PCdirector, that is an interesting way of accomplishing said routing. I'm assuming you made it a required field by using modifier on the window? Otherwise, you would have to get a product called "Consulting Toolkit" from Willoware. They have a feature in the toolkit called "Virtual triggers" and they can write triggers to make certain fields required, or hide other fields. I was thinking it would also be useful for defaulting the site ID, since it's very annoying you have to select the site ID on each line if you're doing non-inventoried requisitions.
So, this is what I've learned after doing a few implementations now:
-Department routing is best handled by defining the requesters and the approvers. If you have only 20-30 people who will be using workflow, it's manageable. If you have hundreds of people, FORGET about that option. Here's how it works
-Add workflow step, with condition that says "when requested by = <username>" and then in the approval routing, add that user's manager
-You can add multiple users, just separate each user with an OR
-You CAN use "And" as well as "OR" in the same condition, but you need to specify it for EVERY person, so it looks like this:
WHEN requestedby = rklaproth AND documentamount < 1000 OR
requestedby = bbucher AND documentamount < 1000 OR
requestedby = jsmith AND documentamount < 1000
You can see how that can be a pain if you have a lot of people, but that's the only way I can see making it happen unless you do what PCdirector said and have department be a required field.
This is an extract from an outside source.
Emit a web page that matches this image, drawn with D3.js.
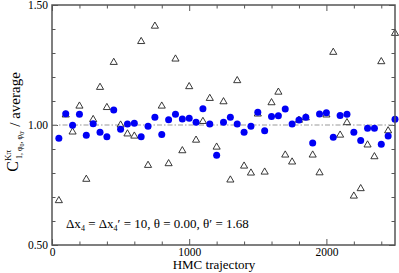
<!DOCTYPE html>
<html><head><meta charset="utf-8">
<script src="https://cdn.jsdelivr.net/npm/d3@7/dist/d3.min.js"></script>
<style>body{margin:0;background:#fff}svg{display:block}</style>
</head><body>
<svg id="c" width="399" height="273"></svg>
<script>
const trajectories = [50,100,150,200,250,300,350,400,450,500,550,600,650,700,750,800,850,900,950,1000,
  1050,1100,1150,1200,1250,1300,1350,1400,1450,1500,1550,1600,1650,1700,1750,1800,1850,1900,1950,2000,
  2050,2100,2150,2200,2250,2300,2350,2400,2450,2500];
const circleVals = [0.945,1.047,0.999,1.045,0.957,1.005,0.970,0.951,1.062,0.982,
  1.004,1.007,0.951,0.995,1.032,0.960,1.022,1.045,1.025,1.028,
  1.011,1.068,1.004,0.874,1.011,1.032,1.004,0.970,0.995,1.053,
  0.976,1.035,1.039,1.067,1.004,1.021,1.032,0.925,1.046,1.051,
  0.949,1.040,1.045,0.970,0.935,0.986,0.986,0.920,0.954,1.024];
const triangleVals = [0.685,1.042,0.971,1.079,0.774,1.023,1.157,1.073,1.261,1.000,
  0.963,0.954,1.348,0.832,1.412,1.079,0.839,1.275,0.893,1.160,
  0.937,1.015,1.111,0.908,1.097,0.771,1.185,0.829,0.800,1.046,
  0.804,1.093,1.137,0.875,0.846,1.020,1.030,0.875,0.801,1.042,
  1.303,0.958,1.010,0.704,0.735,0.917,0.868,1.264,0.976,1.382];
const xMajor = [0,1000,2000];
const xMinor = [200,400,600,800,1200,1400,1600,1800,2200,2400];
const yMajor = [0.5,1.0,1.5];
const yMinor = [0.6,0.7,0.8,0.9,1.1,1.2,1.3,1.4];
const refLine = 1.0;

const L=52,T=5,W=343,H=240;
const svg=d3.select('#c');
const g=svg.append('g').attr('transform',`translate(${L},${T})`);
const x=d3.scaleLinear().domain([0,2500]).range([0,W]);
const y=d3.scaleLinear().domain([0.5,1.5]).range([H,0]);
const font='"Liberation Serif","Times New Roman",serif';
const frame='#555';

function styleAxis(sel){
  sel.select('.domain').remove();
  sel.selectAll('line').attr('stroke',frame).attr('stroke-width',1);
  sel.selectAll('text').attr('font-family',font).attr('font-size',11.5).attr('fill','#000');
}
g.append('g').attr('transform',`translate(0,${H})`).call(d3.axisBottom(x).tickValues(xMajor).tickSize(-6).tickPadding(3).tickFormat(d3.format('d'))).call(styleAxis);
g.append('g').attr('transform',`translate(0,${H})`).call(d3.axisBottom(x).tickValues(xMinor).tickSize(-3.5).tickFormat('')).call(styleAxis);
g.append('g').call(d3.axisTop(x).tickValues(xMajor).tickSize(-6).tickFormat('')).call(styleAxis);
g.append('g').call(d3.axisTop(x).tickValues(xMinor).tickSize(-3.5).tickFormat('')).call(styleAxis);
g.append('g').call(d3.axisLeft(y).tickValues(yMajor).tickSize(-6).tickPadding(4).tickFormat(d3.format('.2f'))).call(styleAxis);
g.append('g').call(d3.axisLeft(y).tickValues(yMinor).tickSize(-3.5).tickFormat('')).call(styleAxis);
g.append('g').attr('transform',`translate(${W},0)`).call(d3.axisRight(y).tickValues(yMajor).tickSize(-6).tickFormat('')).call(styleAxis);
g.append('g').attr('transform',`translate(${W},0)`).call(d3.axisRight(y).tickValues(yMinor).tickSize(-3.5).tickFormat('')).call(styleAxis);

g.append('line').attr('x1',x(0)).attr('x2',x(2500)).attr('y1',y(refLine)).attr('y2',y(refLine))
  .attr('stroke','#999').attr('stroke-width',1.2).attr('stroke-dasharray','5,2,1.5,2');

const tri=d3.symbol().type(d3.symbolTriangle).size(22);
g.selectAll('.tri').data(trajectories).join('path').attr('class','tri')
  .attr('d',tri).attr('transform',(d,i)=>`translate(${x(d)},${y(triangleVals[i])})`)
  .attr('fill','none').attr('stroke','#222').attr('stroke-width',0.9);
g.selectAll('.dot').data(trajectories).join('circle').attr('class','dot')
  .attr('cx',d=>x(d)).attr('cy',(d,i)=>y(circleVals[i])).attr('r',3.5).attr('fill','#0000f5');

g.append('rect').attr('width',W).attr('height',H).attr('fill','none').attr('stroke',frame).attr('stroke-width',1.5);

svg.append('text').attr('x',214).attr('y',269).attr('text-anchor','middle')
  .attr('font-family',font).attr('font-size',13).text('HMC trajectory');

const ann=svg.append('text').attr('x',66).attr('y',228).attr('font-family',font).attr('font-size',13);
ann.append('tspan').text('Δx');
ann.append('tspan').attr('font-size',8).attr('dy',3).text('4');
ann.append('tspan').attr('dy',-3).text(' = Δx');
ann.append('tspan').attr('font-size',8).attr('dy',3).text('4');
ann.append('tspan').attr('dy',-3).text('′ = 10, θ = 0.00, θ′ = 1.68');

const yl=svg.append('text').attr('transform','translate(18,122) rotate(-90)').attr('text-anchor','middle')
  .attr('font-family',font).attr('font-size',15);
yl.append('tspan').attr('font-size',16).text('C');
yl.append('tspan').attr('font-size',9).attr('dy',-7).text('Kπ');
yl.append('tspan').attr('font-size',8).attr('dy',11).attr('dx',-9).text('1, φ');
yl.append('tspan').attr('font-size',6).attr('dy',2).text('0');
yl.append('tspan').attr('font-size',8).attr('dy',-2).text(', φ');
yl.append('tspan').attr('font-size',6).attr('dy',2).text('0′');
yl.append('tspan').attr('dy',-4).text('   / average');
</script>
</body></html>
But what if the user keys their department in wrong? Then we have other issues right?
Also, here are some other nuggets. If you want the manager to approve ALL purchases below $1000 but you STILL want it to go the CFO if it's greater then 1000, you DO NOT want to put the < 1000 in that first condition - you will have NO dollar amounts in the first condition. We always want the users manager to approve, regardless of $ amount...
So for CFO approval it would look more like this
WHEN requestedby = rklaproth OR requestedby = bbucher OR requestedby = jsmith
Route to: Manager
Then you will add another condition UNDER that one (make sure it says "Follows") and you will say:
WHEN requestedby = rklaproth AND amount >= 1000 OR requestedby = bbucher AND amount >= 1000 OR requestedby = jsmith AND amount >= 1000
Route to: CFO
So this way, in that example, everything goes to the manager first, and if it's under $1000 that's the only approval needed, but if it's over $1000 it will also require CFO approval.
I have yet to implement hierarchal approval just because most client's AD is a mess and IT does not want the burden of maintaining the purchase req system. :)
However, I can say that it will work if all setup correctly you do it like this:
NO CONDITION - Route to Manager in AD
Add a step below it for CFO
WHERE DocumentAmount >=1000
ROUTE TO: Skip 1 level manager (or if CFO is 2 levels above, skip 2 levels.. that's the key you have to know how many levels above that manager is, and if the hiearchy is not setup right it WONT work).